One skilled in the art will understand that the embodiment of the present invention as shown in the drawings and described above is exemplary only and not intended to be limiting.
It will thus be seen that the objects of the present invention have been fully and effectively accomplished. It embodiments have been shown and described for the purposes of illustrating the functional and structural principles of the present invention and is subject to change without departure from such principles. Therefore, this invention includes all modifications encompassed within the spirit and scope of the following claims.

Claims

1. A self-secure mount for a tubular object, comprising:

an outer holder for retaining said self-secure mount in position, wherein said outer holder comprises first and second holding panels defining a clipping channel therebetween for holding said tubular object, and a cornering panel extended between said first and second holding panels for applying an elastic clipping force between said first and second holding panels; and

an inner holder, which is made of flexible material, comprising first and second clipping panels extended between said first and second holding panels of said outer holder for pressing against an outer surface of said tubular object by elastic force;

wherein two outer edges of said first and second clipping panels are extended from two outer edges of said first and second holding panels while two inner edges of said first and second clipping panels are extended towards a closed end of said clipping channel at said cornering panel of said outer holder;

wherein said two inner edges of said first and second clipping panels are adapted for pressing against said outer surface of said tubular object to retain said tubular object in position, such that when said first and second holding panels are pressed to minimize a distance therebetween, said clipping force of said outer holder is substantially increased towards said inner edges of said first and second clipping panels to hold said tubular object in position.

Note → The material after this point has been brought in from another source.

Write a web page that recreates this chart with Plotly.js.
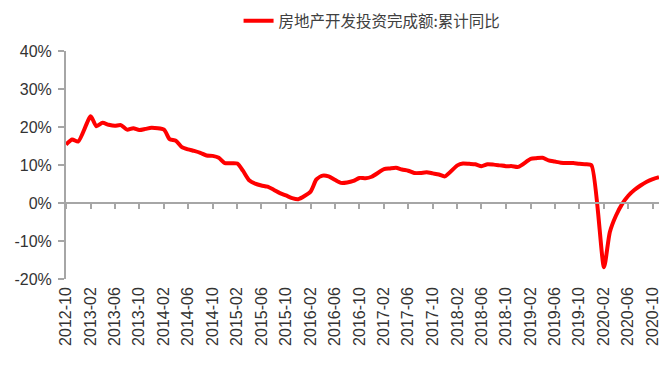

2. The self-secure mount, as recited in claim 1, further comprising a releasable locker extended from said outer edge of said first holding panel and arranged in such a manner that when said outer edges of said first and second holding panels are pressed to minimize said distance therebetween, said releasable locker is pressed to overlap on said second holding panel so as to retain said outer edges of said first and second holding panels together.

3. The self-secure mount, as recited in claim 2, wherein said releasable locker comprises two overlapped locker panels integrally extended from said outer edge of said first holding panel and said outer edge of said first clipping panel respectively.

4. The self-secure mount, as recited in claim 2, wherein said outer edge of said second holding panel is integrally extended from said outer edge of said second clipping panel.

5. The self-secure mount, as recited in claim 3, wherein said outer edge of said second holding panel is integrally extended from said outer edge of said second clipping panel.

6. The self-secure mount, as recited in claim 2, wherein a length of said releasable lock is shorter than a length of each of said first and second holding panels.

7. The self-secure mount, as recited in claim 5, wherein a length of said releasable lock is shorter than a length of each of said first and second holding panels.

8. The self-secure mount, as recited in claim 1, further comprising an adhering layer provided at an outer surface of said first holding panel for affixing said outer and inner holders on a fixture.

9. The self-secure mount, as recited in claim 7, further comprising an adhering layer provided at an outer surface of said first holding panel for affixing said outer and inner holders on a fixture.

10. The self-secure mount, as recited in claim 3, wherein said outer holder, said inner holder, and said releasable locker are integrated and made by one piece thin metal plate.

11. The self-secure mount, as recited in claim 9, wherein said outer holder, said inner holder, and said releasable locker are integrated and made by one piece thin metal plate.

12. The self-secure mount, as recited in claim 1, further containing four mounting holes provided on said holding panels and said clipping panels respectively, wherein said mounting holes are aligned with each other for an elongated fastener passing therethrough to fix said outer and inner holders on a fixture and to minimize the distance between said holding panels.

13. The self-secure mount, as recited in claim 12, wherein two corner portions at said outer edges of said holding panels are folded outwardly to form two sharp tips for fixing on said fixture.

14. The self-secure mount, as recited in claim 11, wherein said cornering panel has a curvature smaller than a curvature of said tubular object.

15. The self-secure mount, as recited in claim 13, wherein said cornering panel has a curvature smaller than a curvature of said tubular object.

16. A method of holding a tubular object by a self-secure mount which comprises an outer holder and an inner holder, wherein the method comprises the steps of;

(a) placing said tubular object between first and second clipping panels of said inner holder for applying an elastic force at an outer surface of said tubular object;

(b) applying a pressing force at first and second holding panels of said outer holder, wherein two outer edges of said first and second clipping panels are extended from two outer edges of said first and second holding panels while two inner edges of said first and second clipping panels are extended towards a closed end of a clipping channel formed between said first and second holding panels; and

(c) retaining said pressing force at said outer edges of said first and second holding panels to minimize a distance therebetween so as to hold said tubular object in position.

17. The method, as recited in claim 16, wherein the step (c) further comprises a step of pressing a releasable locker, which is extended from said outer edge of said first holding panel, to overlap on said second holding panel so as to retain said outer edges of said first and second holding panels together.

18. The method, as recited in claim 17, wherein said releasable locker comprises two overlapped locker panels integrally extended from said outer edge of said first holding panel and said outer edge of said first clipping panel respectively, wherein said outer edge of said second holding panel is integrally extended from said outer edge of said second clipping panel.

19. The method, as recited in claim 16, further comprising a step of affixing said outer and inner holders on a fixture by an adhering layer which is provided at an outer surface of said first holding panel.

20. The method, as recited in claim 18, further comprising a step of affixing said outer and inner holders on a fixture by an adhering layer which is provided at an outer surface of said first holding panel.